======== DATA BLOCK

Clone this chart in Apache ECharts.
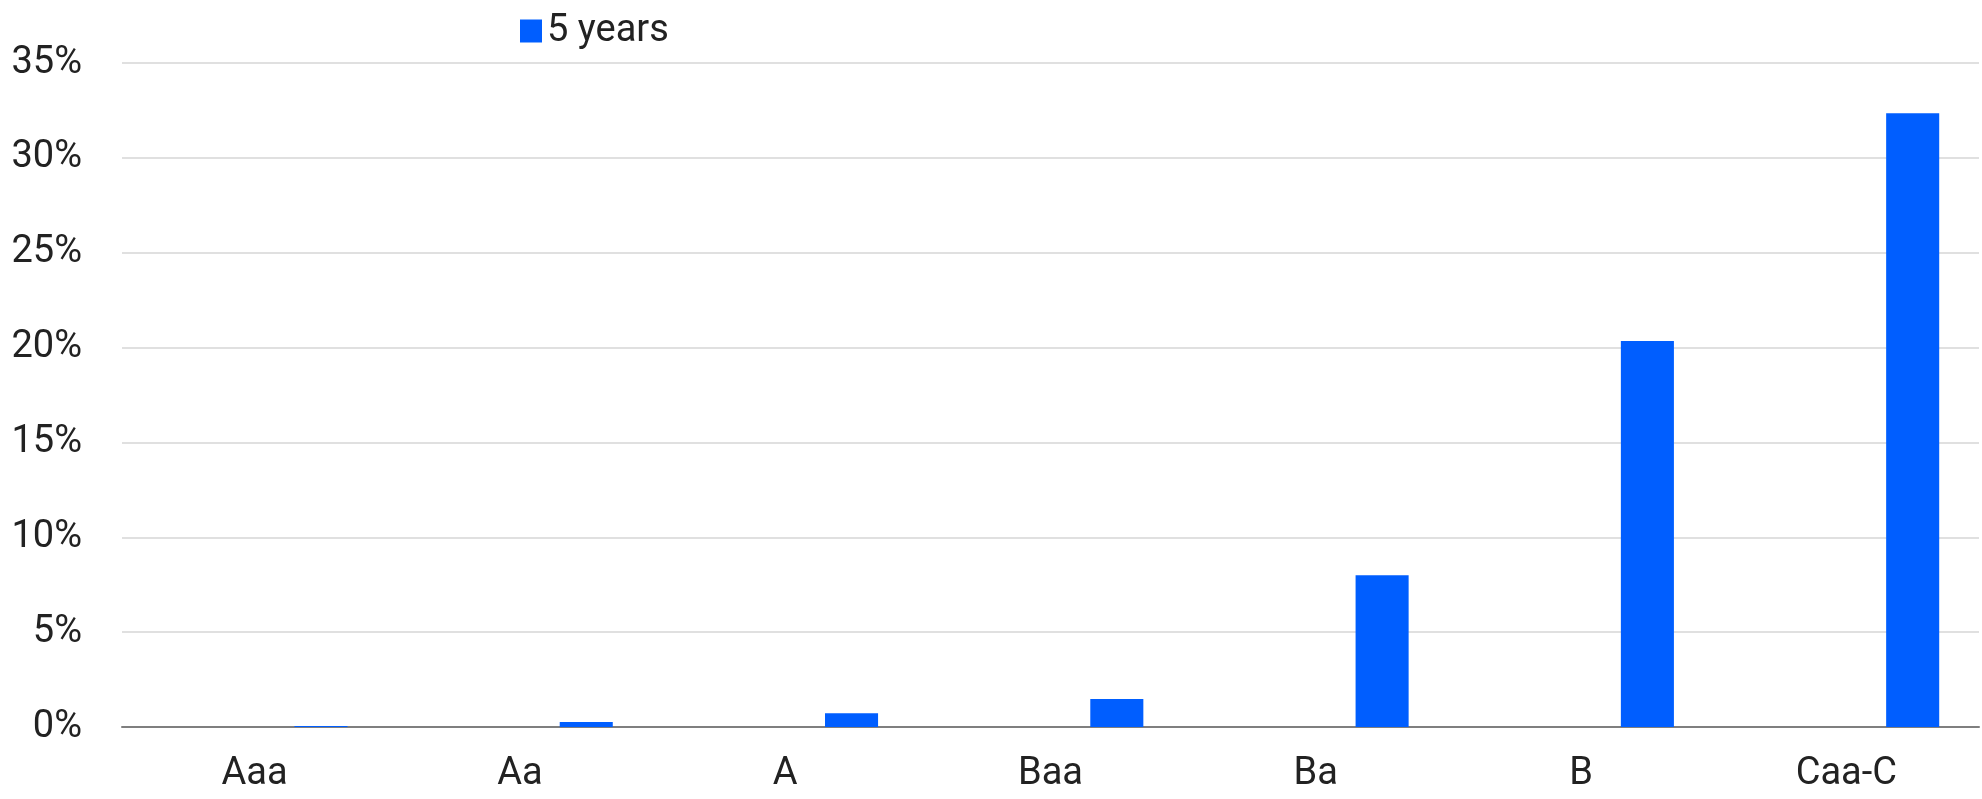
<!DOCTYPE html>
<html>
<head>
<meta charset="utf-8">
<script src="https://cdn.jsdelivr.net/npm/echarts@6/dist/echarts.min.js"></script>
<style>
  html, body { margin: 0; padding: 0; background: #fff; }
  #chart { width: 1982px; height: 799px; }
</style>
</head>
<body>
<div id="chart"></div>
<script>
// ratings and 5-year default rates (%)
const ratings = ['Aaa', 'Aa', 'A', 'Baa', 'Ba', 'B', 'Caa-C']
const fiveYears = [0.05, 0.27, 0.73, 1.47, 8.0, 20.35, 32.35]
// left slot of each category is empty in the source
const emptySlot = [null, null, null, null, null, null, null]
const yTicks = [0, 5, 10, 15, 20, 25, 30, 35]

const font = "'Roboto', sans-serif"

const chart = echarts.init(document.getElementById('chart'))
chart.setOption({
  animation: false,
  textStyle: { fontFamily: font },
  legend: {
    data: ['5 years'],
    left: 515,
    top: 7,
    itemWidth: 22,
    itemHeight: 23,
    itemGap: 10,
    icon: 'rect',
    textStyle: { fontFamily: font, fontSize: 38, color: '#222' }
  },
  grid: { left: 122, right: 3, top: 63, bottom: 72, containLabel: false },
  xAxis: {
    type: 'category',
    data: ratings,
    axisLine: { lineStyle: { color: '#7f7f7f', width: 2 } },
    axisTick: { length: 13, lineStyle: { color: '#7f7f7f', width: 2 } },
    axisLabel: { fontFamily: font, fontSize: 38, color: '#222', margin: 28 }
  },
  yAxis: {
    type: 'value',
    min: yTicks[0],
    max: yTicks[yTicks.length - 1],
    interval: 5,
    axisLine: { show: false },
    axisTick: { show: false },
    splitLine: { lineStyle: { color: '#e0e0e0', width: 2 } },
    axisLabel: {
      fontFamily: font, fontSize: 38, color: '#222', margin: 40,
      formatter: '{value}%'
    }
  },
  series: [
    {
      name: 'other',
      type: 'bar',
      data: emptySlot,
      barWidth: '20%',
      barGap: '150%'
    },
    {
      name: '5 years',
      type: 'bar',
      data: fiveYears,
      barWidth: '20%',
      barGap: '150%',
      itemStyle: { color: '#005eff' }
    }
  ]
})
</script>
</body>
</html>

================

EXERCISE REQUIREMENTS:
Reproduce the listing exactly. Leave its pictures out.

TASK SOLUTION:
Clone this chart in Apache ECharts.
<!DOCTYPE html>
<html>
<head>
<meta charset="utf-8">
<script src="https://cdn.jsdelivr.net/npm/echarts@6/dist/echarts.min.js"></script>
<style>
  html, body { margin: 0; padding: 0; background: #fff; }
  #chart { width: 1982px; height: 799px; }
</style>
</head>
<body>
<div id="chart"></div>
<script>
// ratings and 5-year default rates (%)
const ratings = ['Aaa', 'Aa', 'A', 'Baa', 'Ba', 'B', 'Caa-C']
const fiveYears = [0.05, 0.27, 0.73, 1.47, 8.0, 20.35, 32.35]
// left slot of each category is empty in the source
const emptySlot = [null, null, null, null, null, null, null]
const yTicks = [0, 5, 10, 15, 20, 25, 30, 35]

const font = "'Roboto', sans-serif"

const chart = echarts.init(document.getElementById('chart'))
chart.setOption({
  animation: false,
  textStyle: { fontFamily: font },
  legend: {
    data: ['5 years'],
    left: 515,
    top: 7,
    itemWidth: 22,
    itemHeight: 23,
    itemGap: 10,
    icon: 'rect',
    textStyle: { fontFamily: font, fontSize: 38, color: '#222' }
  },
  grid: { left: 122, right: 3, top: 63, bottom: 72, containLabel: false },
  xAxis: {
    type: 'category',
    data: ratings,
    axisLine: { lineStyle: { color: '#7f7f7f', width: 2 } },
    axisTick: { length: 13, lineStyle: { color: '#7f7f7f', width: 2 } },
    axisLabel: { fontFamily: font, fontSize: 38, color: '#222', margin: 28 }
  },
  yAxis: {
    type: 'value',
    min: yTicks[0],
    max: yTicks[yTicks.length - 1],
    interval: 5,
    axisLine: { show: false },
    axisTick: { show: false },
    splitLine: { lineStyle: { color: '#e0e0e0', width: 2 } },
    axisLabel: {
      fontFamily: font, fontSize: 38, color: '#222', margin: 40,
      formatter: '{value}%'
    }
  },
  series: [
    {
      name: 'other',
      type: 'bar',
      data: emptySlot,
      barWidth: '20%',
      barGap: '150%'
    },
    {
      name: '5 years',
      type: 'bar',
      data: fiveYears,
      barWidth: '20%',
      barGap: '150%',
      itemStyle: { color: '#005eff' }
    }
  ]
})
</script>
</body>
</html>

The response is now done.